#### INSTRUCTION:
Look through the lines below and extract each one that contains "this".

#### THE INPUT:
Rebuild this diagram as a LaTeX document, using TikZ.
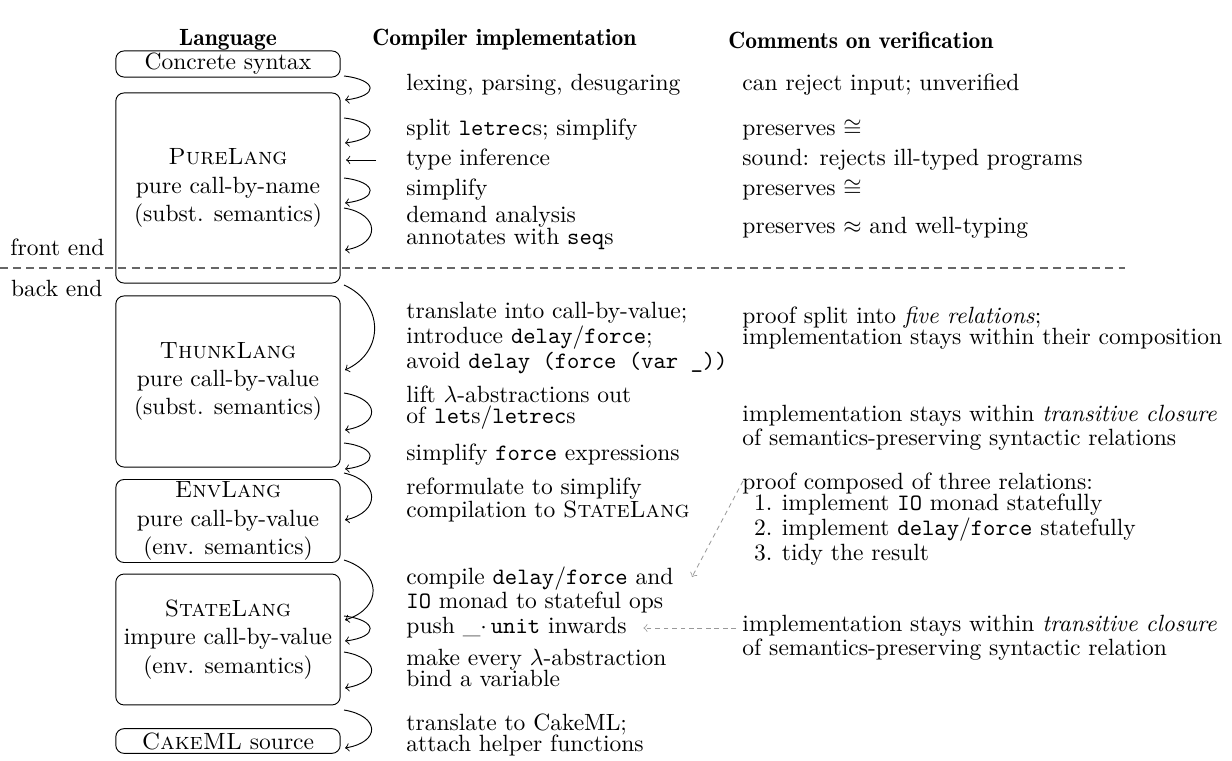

...

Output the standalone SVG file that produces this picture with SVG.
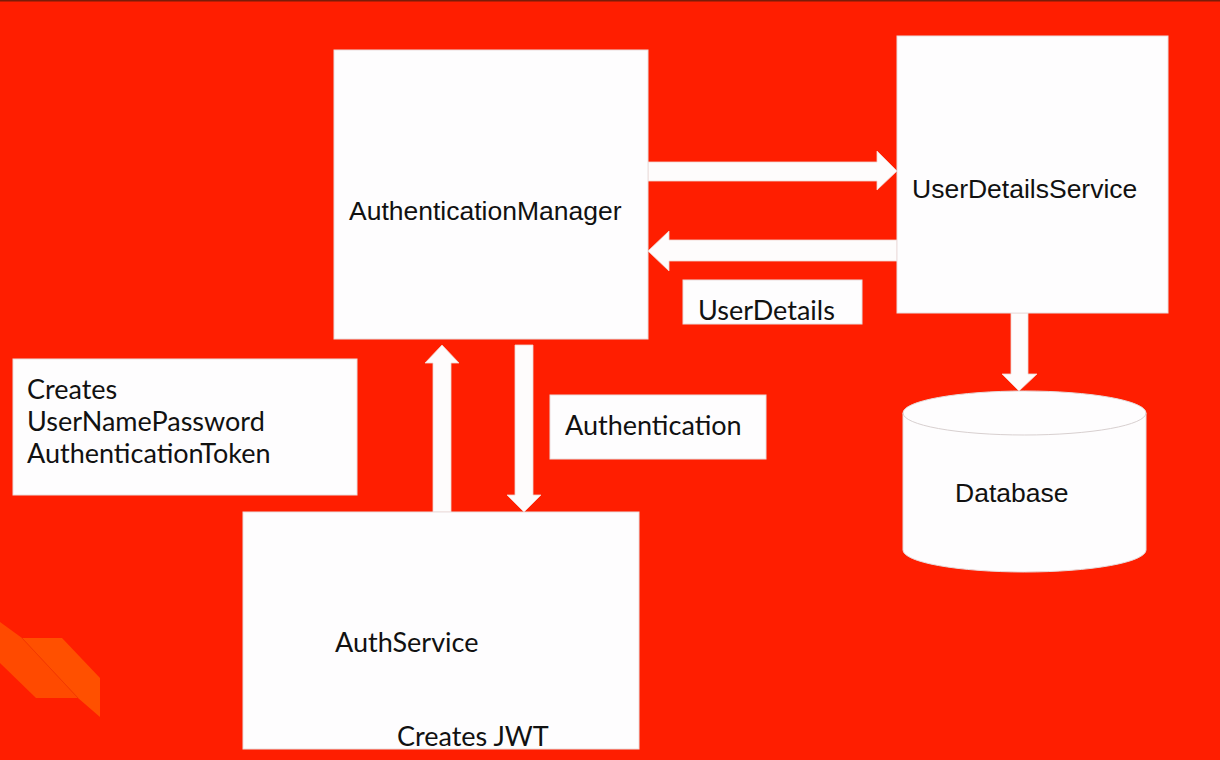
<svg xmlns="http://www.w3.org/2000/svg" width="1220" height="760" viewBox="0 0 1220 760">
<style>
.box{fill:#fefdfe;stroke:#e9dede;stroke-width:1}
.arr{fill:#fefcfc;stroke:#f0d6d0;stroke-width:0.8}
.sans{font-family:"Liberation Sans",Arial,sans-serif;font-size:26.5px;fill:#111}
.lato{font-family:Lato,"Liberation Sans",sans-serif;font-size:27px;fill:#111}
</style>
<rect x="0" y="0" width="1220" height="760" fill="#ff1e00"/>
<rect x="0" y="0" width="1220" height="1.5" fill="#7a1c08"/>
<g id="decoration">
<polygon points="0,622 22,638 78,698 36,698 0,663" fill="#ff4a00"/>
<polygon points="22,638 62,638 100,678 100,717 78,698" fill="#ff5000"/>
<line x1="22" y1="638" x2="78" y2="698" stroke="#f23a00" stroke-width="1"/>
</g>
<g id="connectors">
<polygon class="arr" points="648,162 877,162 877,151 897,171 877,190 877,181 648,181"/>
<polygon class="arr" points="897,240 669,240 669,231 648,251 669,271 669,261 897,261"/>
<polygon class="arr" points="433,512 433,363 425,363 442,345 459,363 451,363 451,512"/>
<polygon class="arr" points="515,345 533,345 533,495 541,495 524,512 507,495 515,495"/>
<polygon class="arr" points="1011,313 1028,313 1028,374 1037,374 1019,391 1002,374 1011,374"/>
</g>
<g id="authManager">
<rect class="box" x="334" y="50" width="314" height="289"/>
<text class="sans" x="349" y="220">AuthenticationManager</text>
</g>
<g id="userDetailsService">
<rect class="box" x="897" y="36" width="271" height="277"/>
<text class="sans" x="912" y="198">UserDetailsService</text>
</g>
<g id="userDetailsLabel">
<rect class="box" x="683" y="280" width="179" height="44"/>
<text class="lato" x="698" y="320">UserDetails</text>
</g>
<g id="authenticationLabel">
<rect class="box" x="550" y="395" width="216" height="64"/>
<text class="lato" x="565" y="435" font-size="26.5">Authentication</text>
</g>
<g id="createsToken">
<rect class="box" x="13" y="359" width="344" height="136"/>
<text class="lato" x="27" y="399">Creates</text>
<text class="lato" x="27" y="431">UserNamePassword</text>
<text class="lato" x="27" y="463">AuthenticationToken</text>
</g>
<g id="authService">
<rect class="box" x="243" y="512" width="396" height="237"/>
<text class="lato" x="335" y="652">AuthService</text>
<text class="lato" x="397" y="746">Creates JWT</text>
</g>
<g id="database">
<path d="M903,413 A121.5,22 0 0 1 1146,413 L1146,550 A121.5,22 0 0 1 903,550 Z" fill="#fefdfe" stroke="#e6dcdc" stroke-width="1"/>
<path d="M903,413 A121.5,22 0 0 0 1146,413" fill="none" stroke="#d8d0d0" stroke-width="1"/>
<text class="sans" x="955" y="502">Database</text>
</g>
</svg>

#### ANSWER:
Rebuild this diagram as a LaTeX document, using TikZ.
Output the standalone SVG file that produces this picture with SVG.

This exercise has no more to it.